La mundialización promovida por el capital es evidente y avasallante. Pero la mundialización de la conciencia popular, que es esencial para la construcción de alternativas a la forma en que avanza la veloz destrucción de conquistas históricas de civilización, de identidades, culturas y modos de vida, marcha en cambio con enorme retraso. La conciencia marcha a la zaga de la existencia y se aferra como lapa al pasado, que se obstina en no abandonar y en presentar incluso como futuro.
Por supuesto, hay bases materiales que explican en parte este desfase en los ritmos de una y de otra. Como escribe Rossana Rossanda, el obrero abstracto no existe sino que hay que lidiar con obreros concretos (peones, calificados, de los países pobres, de los industrializados, de diversos oficios, con intereses y visiones del mundo diferentes) y, además, es difícil encontrar un denominador común entre una lucha pacifista, otra feminista, otra ecologista, la reformista social, la revolucionaria o, mejor dicho, entre los movimientos en los que dicha lucha se concreta pues éstos son muchas veces contradictorios entre sí y, en todo caso, no pueden ser reducidos a una motivación común, salvo la protesta contra los efectos, en todos los ámbitos, del ``pensamiento único'' del capital financiero internacional.
Pero creo que esa dificultad ha existido siempre, con el agravante, para el pasado, de que los desconocimientos mutuos y las distancias hacían mucho más difícil, incluso hasta los años setenta, el reconocimiento propio en la otredad. Si bien el sector de los trabajadores se ha diferenciado e incluso fragmentado en infinidad de categorías y han desaparecido los obreros que comían, pensaban y vivían igual en sus propios barrios claramente diferenciados de los de los ricos y de aquéllos de la clase media, al mismo tiempo el capital ha unificado al mundo, tiende a homogeneizar como nunca hábitos alimenticios, culturas, valores, aplasta simultáneamente a los sectores precapitalistas de todo tipo (comunidades, tribus, bolsones de solidaridad familiar) y los pequeños o medianos privilegios de quienes están integrados en el mercado (rebajando y descalificando los saberes de técnicos, profesionales, intelectuales, sometiendo todo, desde el arte a la investigación, a sus propias exigencias).
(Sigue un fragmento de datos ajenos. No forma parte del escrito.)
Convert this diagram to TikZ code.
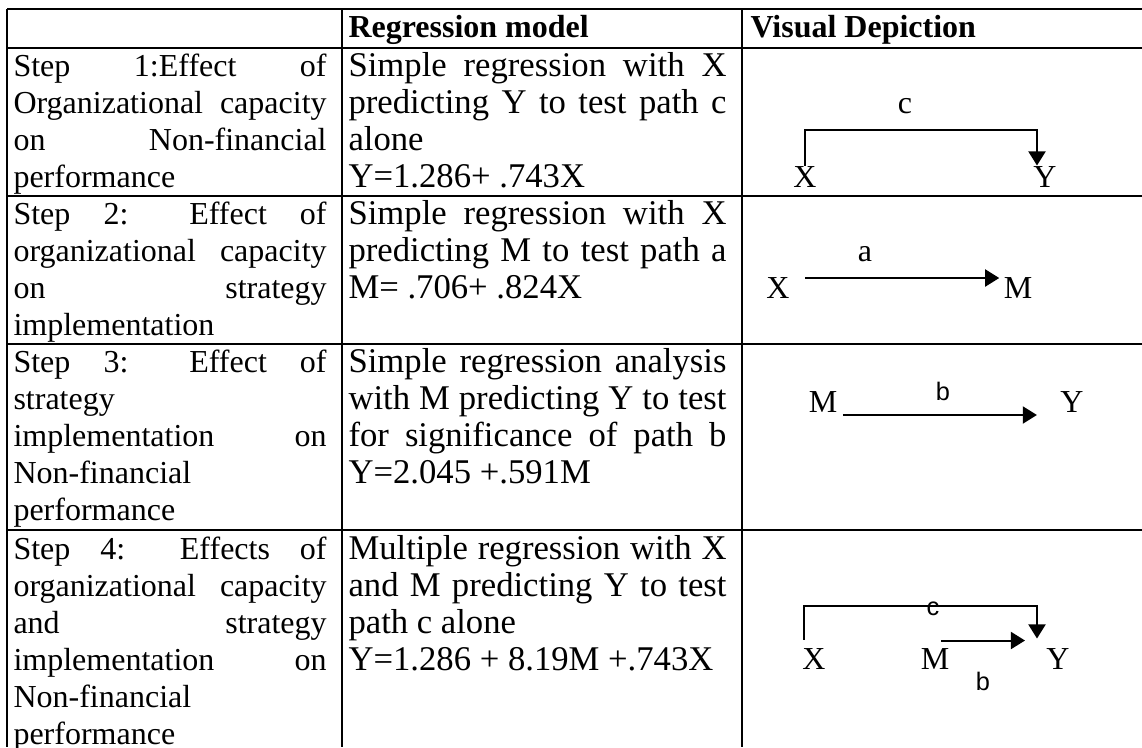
\documentclass[tikz,border=0pt]{standalone}
\usepackage{fontspec}
\setmainfont{Liberation Serif}
\newfontfamily\labelsans{Liberation Sans}
\usetikzlibrary{arrows.meta,calc}
\hbadness=10000
\begin{document}
\begin{tikzpicture}[x=0.375pt,y=-0.375pt,
  font=\fontsize{12}{13.875}\selectfont,
  rule/.style={line width=0.75pt},
  head/.style={anchor=base west,inner sep=0pt,font=\fontsize{12}{13.875}\selectfont\bfseries},
  colone/.style={anchor=base west,inner sep=0pt,text width=117.4pt,align=justify},
  coltwo/.style={anchor=base west,inner sep=0pt,text width=141.75pt,align=justify,
    font=\fontsize{13}{13.875}\selectfont},
  var/.style={anchor=base,inner sep=0pt},
  sanslabel/.style={anchor=base,inner sep=0pt,font=\labelsans\fontsize{9.5}{11}\selectfont},
  link/.style={line width=0.75pt,-{Triangle[width=6.4pt,length=5.3pt]}}]
\useasboundingbox (0,0) rectangle (1142,747);
\clip (0,0) rectangle (1142,747);

% table rules (the table runs on past the right and bottom edges)
\foreach \yy in {9,48,196,344,530} \draw[rule] (7,\yy) -- (1142,\yy);
\foreach \xx in {7,342,742} \draw[rule] (\xx,9) -- (\xx,747);

% header
\node[head] (hmodel) at (348,37) {Regression model};
\node[head] (hvis) at (750,37) {Visual Depiction};

% step 1
\node[colone] (s1) at (13,76) {Step 1:Effect of\linebreak Organizational capacity\linebreak on Non-financial\linebreak performance};
\node[coltwo] (m1) at (348,76) {Simple regression with X\linebreak predicting Y to test path c\linebreak alone\newline Y=1.286+ .743X};
\node[var] (X1) at (805,187) {X};
\node[var] (Y1) at (1045,187) {Y};
\node[var] (c1) at (905,113) {c};
\draw[link] (X1.north) -- ++(0,-36) -| ($(Y1.north)+(-8,0)$);

% step 2
\node[colone] (s2) at (13,224) {Step 2: Effect of\linebreak organizational capacity\linebreak on strategy\linebreak implementation};
\node[coltwo] (m2) at (348,224) {Simple regression with X\linebreak predicting M to test path a\linebreak M= .706+ .824X};
\node[var] (X2) at (778,298) {X};
\node[var] (M2) at (1018,298) {M};
\node[var] (a2) at (865,261) {a};
\draw[link] ($(X2.base east)+(15,-20)$) -- ($(M2.base west)+(-4,-20)$);

% step 3
\node[colone] (s3) at (13,372) {Step 3: Effect of\linebreak strategy\newline implementation on\linebreak Non-financial\newline performance};
\node[coltwo] (m3) at (348,372) {Simple regression analysis\linebreak with M predicting Y to test\linebreak for significance of path b\linebreak Y=2.045 +.591M};
\node[var] (M3) at (823,412) {M};
\node[var] (Y3) at (1072,412) {Y};
\node[sanslabel] (b3) at (943,400) {b};
\draw[link] ($(M3.base east)+(5,3)$) -- ($(Y3.base west)+(-23,3)$);

% step 4
\node[colone] (s4) at (13,559) {Step 4: Effects of\linebreak organizational capacity\linebreak and strategy\linebreak implementation on\linebreak Non-financial\newline performance};
\node[coltwo] (m4) at (348,559) {Multiple regression with X\linebreak and M predicting Y to test\linebreak path c alone\newline Y=1.286 + 8.19M +.743X};
\node[var] (X4) at (814,669) {X};
\node[var] (M4) at (935,669) {M};
\node[var] (Y4) at (1058,669) {Y};
\node[sanslabel] (c4) at (933,615) {c};
\node[sanslabel] (b4) at (983,690) {b};
\draw[link] ($(X4.north)+(-10,-8)$) -- ++(0,-34) -| ($(Y4.north)+(-21,-9)$);
\draw[link] ($(M4.north)+(6,-7)$) -- ($(Y4.north)+(-33,-7)$);
\end{tikzpicture}
\end{document}
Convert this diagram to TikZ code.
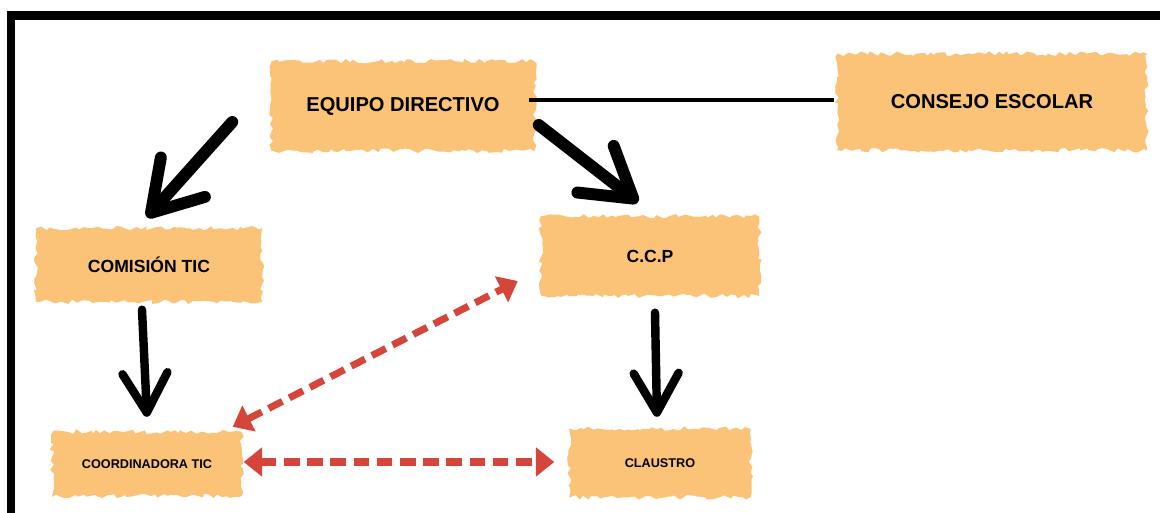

También, y como nunca en la historia humana, es posible comunicarse en tiempo real con cualquier parte del planeta y vivir como propia, en la pantalla, una tragedia ajena, como lo demuestra el eco del zapatismo chiapaneco, ese fenómeno nacido entre los más pobres de un rincón pobre de un país pobre, que en otros tiempos quizás habría sido ignorado por la mayoría.
No exageremos pues las dificultades y las distancias culturales, por grandes que sean, y veamos más bien las tendencias, los procesos y los elementos que llevan a una posible unificación (o mundialización) de los diversos, en una real unidad en la diversidad.
Esos elementos son, fundamentalmente, la resistencia ante el avance de la miseria y de la desocupación (que no reconoce los límites entre las diferentes categorías de trabajadores, incluyendo los de cuello blanco), ante el progreso de la inseguridad respecto al futuro y de la inseguridad tout court, física, debido a las continuas restricciones de los espacios democráticos y a la identificación entre urbanización, concentración de la riqueza y aumento de la delincuencia y, también la protesta contra el terrible empeoramiento de la calidad de la vida (contaminación del aire y por el aumento de los decibeles, envenenamiento del agua y de los alimentos, peligros ecológicos, pérdidas culturales). Hay, sobre todo, una conciencia naciente de que estamos en un fin de régimen y de civilización y acercándonos a una terrible catástrofe ecológica y social que la concentración del poder en pocas manos y la orientación de todo exclusivamente por el lucro de pocos hace probable y visible a los ojos de centenares de millones de personas. No sólo se ha perdido la confianza ciega en el futuro y el progreso sino que ha desaparecido, con ella, la legitimidad de quienes dominan y hay una ruptura cultural masiva con los valores del pasado (por ahora llenada por antivalores y expedientes evasivos, como la droga o las artes efímeras que drogan, pero que podría provocar una ruptura positiva).
Ha llegado, por consiguiente, el momento ``de Boabdil'' y no es posible ponerse a llorar por la civilización que se esfuma sino que es indispensable pensar en las alternativas, sopesar las virtudes respectivas de las recetas que se nos proponen para la resistencia, utilizar la imaginación creativa y la fuerza de la voluntad para abrir la vía hacia un futuro mejor.